◆ **Directive**:
Identify the lines bearing the string "Output" and gather them.

◆ **Recorded information**:
____

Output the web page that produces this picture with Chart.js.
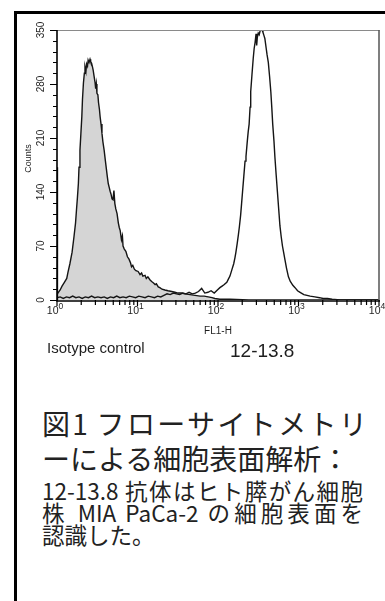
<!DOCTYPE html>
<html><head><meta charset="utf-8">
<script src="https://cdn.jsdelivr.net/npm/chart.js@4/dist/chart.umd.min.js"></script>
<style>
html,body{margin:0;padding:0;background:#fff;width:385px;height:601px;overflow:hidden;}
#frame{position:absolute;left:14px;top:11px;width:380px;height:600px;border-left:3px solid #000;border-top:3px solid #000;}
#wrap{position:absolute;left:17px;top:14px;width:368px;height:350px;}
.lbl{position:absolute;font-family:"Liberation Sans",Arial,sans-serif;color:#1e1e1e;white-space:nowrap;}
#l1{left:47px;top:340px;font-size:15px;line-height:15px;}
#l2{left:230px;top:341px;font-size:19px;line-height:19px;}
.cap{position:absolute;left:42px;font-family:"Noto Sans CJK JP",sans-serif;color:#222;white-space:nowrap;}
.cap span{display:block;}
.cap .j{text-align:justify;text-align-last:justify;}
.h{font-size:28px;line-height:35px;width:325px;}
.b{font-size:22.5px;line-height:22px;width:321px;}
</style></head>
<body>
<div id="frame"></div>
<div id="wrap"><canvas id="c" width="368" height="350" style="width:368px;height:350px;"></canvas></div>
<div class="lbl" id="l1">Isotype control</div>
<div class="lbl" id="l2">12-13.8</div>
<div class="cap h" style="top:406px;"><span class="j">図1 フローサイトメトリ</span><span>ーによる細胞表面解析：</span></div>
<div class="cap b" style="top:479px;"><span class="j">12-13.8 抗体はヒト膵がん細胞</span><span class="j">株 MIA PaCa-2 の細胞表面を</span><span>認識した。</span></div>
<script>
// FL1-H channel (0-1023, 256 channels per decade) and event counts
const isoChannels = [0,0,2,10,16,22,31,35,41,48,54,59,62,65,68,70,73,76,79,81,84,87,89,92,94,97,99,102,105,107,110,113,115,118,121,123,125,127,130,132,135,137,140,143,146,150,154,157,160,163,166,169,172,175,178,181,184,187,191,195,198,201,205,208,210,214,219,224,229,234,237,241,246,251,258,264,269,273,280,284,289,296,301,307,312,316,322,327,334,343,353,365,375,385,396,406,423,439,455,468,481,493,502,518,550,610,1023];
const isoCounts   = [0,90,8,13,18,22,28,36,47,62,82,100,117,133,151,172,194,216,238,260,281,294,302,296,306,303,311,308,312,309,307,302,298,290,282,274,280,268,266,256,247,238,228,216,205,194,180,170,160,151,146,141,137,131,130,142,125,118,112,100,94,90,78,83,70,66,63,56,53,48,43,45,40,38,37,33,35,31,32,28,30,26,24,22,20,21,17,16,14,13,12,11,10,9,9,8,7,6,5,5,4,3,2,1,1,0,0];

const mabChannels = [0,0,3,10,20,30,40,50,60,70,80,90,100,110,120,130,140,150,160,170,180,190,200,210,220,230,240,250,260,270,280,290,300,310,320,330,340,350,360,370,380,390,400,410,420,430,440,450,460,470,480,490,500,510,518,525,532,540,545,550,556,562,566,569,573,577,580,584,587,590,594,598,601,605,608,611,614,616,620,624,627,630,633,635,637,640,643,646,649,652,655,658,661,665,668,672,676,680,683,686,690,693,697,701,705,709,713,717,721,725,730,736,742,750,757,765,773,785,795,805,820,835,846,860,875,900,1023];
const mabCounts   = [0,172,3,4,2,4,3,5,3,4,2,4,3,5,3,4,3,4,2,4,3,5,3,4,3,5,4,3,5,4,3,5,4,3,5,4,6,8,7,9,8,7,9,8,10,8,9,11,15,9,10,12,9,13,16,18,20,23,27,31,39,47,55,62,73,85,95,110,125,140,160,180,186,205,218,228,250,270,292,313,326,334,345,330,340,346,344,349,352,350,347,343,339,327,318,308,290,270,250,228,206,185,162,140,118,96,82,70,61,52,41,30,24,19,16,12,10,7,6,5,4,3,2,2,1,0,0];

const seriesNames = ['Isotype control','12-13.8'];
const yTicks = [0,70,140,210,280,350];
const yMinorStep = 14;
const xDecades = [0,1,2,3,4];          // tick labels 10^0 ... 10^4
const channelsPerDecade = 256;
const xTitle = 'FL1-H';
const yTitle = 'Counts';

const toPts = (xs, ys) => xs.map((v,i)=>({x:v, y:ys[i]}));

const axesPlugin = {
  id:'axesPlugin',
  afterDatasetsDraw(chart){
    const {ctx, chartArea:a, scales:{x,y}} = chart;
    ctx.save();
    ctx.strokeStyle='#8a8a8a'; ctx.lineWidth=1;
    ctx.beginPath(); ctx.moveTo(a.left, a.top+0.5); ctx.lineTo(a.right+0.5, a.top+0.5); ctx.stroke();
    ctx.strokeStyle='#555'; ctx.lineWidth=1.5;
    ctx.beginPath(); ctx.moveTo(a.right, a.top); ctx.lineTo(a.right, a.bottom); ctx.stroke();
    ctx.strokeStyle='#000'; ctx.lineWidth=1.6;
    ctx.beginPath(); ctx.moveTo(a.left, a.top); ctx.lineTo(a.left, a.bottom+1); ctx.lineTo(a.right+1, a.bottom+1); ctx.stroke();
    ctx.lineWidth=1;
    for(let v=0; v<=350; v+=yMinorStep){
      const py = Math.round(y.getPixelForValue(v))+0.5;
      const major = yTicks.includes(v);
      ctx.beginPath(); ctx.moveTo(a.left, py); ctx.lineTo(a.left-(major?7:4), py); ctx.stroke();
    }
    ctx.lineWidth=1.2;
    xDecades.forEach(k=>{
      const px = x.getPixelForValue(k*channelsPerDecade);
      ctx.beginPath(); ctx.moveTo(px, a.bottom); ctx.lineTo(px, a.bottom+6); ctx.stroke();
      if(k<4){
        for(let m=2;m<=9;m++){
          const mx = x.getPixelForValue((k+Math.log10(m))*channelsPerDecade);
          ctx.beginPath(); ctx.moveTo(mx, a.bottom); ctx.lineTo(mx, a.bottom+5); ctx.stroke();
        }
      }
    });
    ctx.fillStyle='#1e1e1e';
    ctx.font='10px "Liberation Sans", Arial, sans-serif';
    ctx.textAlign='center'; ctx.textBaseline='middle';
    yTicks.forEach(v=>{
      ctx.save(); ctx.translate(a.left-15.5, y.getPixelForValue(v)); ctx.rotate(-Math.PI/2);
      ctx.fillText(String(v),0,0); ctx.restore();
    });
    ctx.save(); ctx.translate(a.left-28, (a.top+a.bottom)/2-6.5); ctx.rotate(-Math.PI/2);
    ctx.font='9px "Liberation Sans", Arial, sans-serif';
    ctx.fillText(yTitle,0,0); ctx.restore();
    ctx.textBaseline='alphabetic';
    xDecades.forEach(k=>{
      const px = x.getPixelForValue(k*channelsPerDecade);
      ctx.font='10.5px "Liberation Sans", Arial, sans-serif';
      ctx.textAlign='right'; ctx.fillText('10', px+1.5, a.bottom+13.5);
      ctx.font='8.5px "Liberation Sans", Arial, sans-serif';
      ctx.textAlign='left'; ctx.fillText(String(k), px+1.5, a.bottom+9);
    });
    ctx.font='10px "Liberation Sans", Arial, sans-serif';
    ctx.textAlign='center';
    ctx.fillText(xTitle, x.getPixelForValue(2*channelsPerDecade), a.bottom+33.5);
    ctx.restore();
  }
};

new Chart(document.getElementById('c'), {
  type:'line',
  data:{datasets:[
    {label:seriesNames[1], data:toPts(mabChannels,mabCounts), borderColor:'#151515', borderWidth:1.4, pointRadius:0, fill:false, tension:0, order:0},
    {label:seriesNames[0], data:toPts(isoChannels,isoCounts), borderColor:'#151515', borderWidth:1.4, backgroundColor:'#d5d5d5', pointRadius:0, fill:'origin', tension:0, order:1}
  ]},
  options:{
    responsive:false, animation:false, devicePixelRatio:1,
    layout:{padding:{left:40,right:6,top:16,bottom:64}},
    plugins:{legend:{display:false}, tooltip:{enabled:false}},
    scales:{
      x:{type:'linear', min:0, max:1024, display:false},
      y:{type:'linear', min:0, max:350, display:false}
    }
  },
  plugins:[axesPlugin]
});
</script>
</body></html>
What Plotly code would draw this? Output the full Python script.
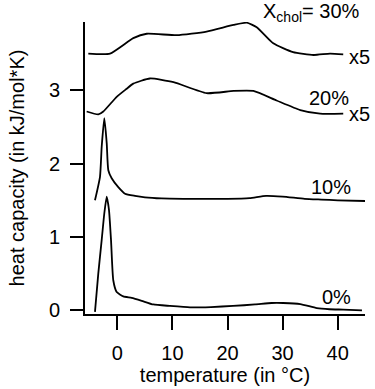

____

◆ **Response to the task**:
Output the web page that produces this picture with Chart.js.
What Plotly code would draw this? Output the full Python script.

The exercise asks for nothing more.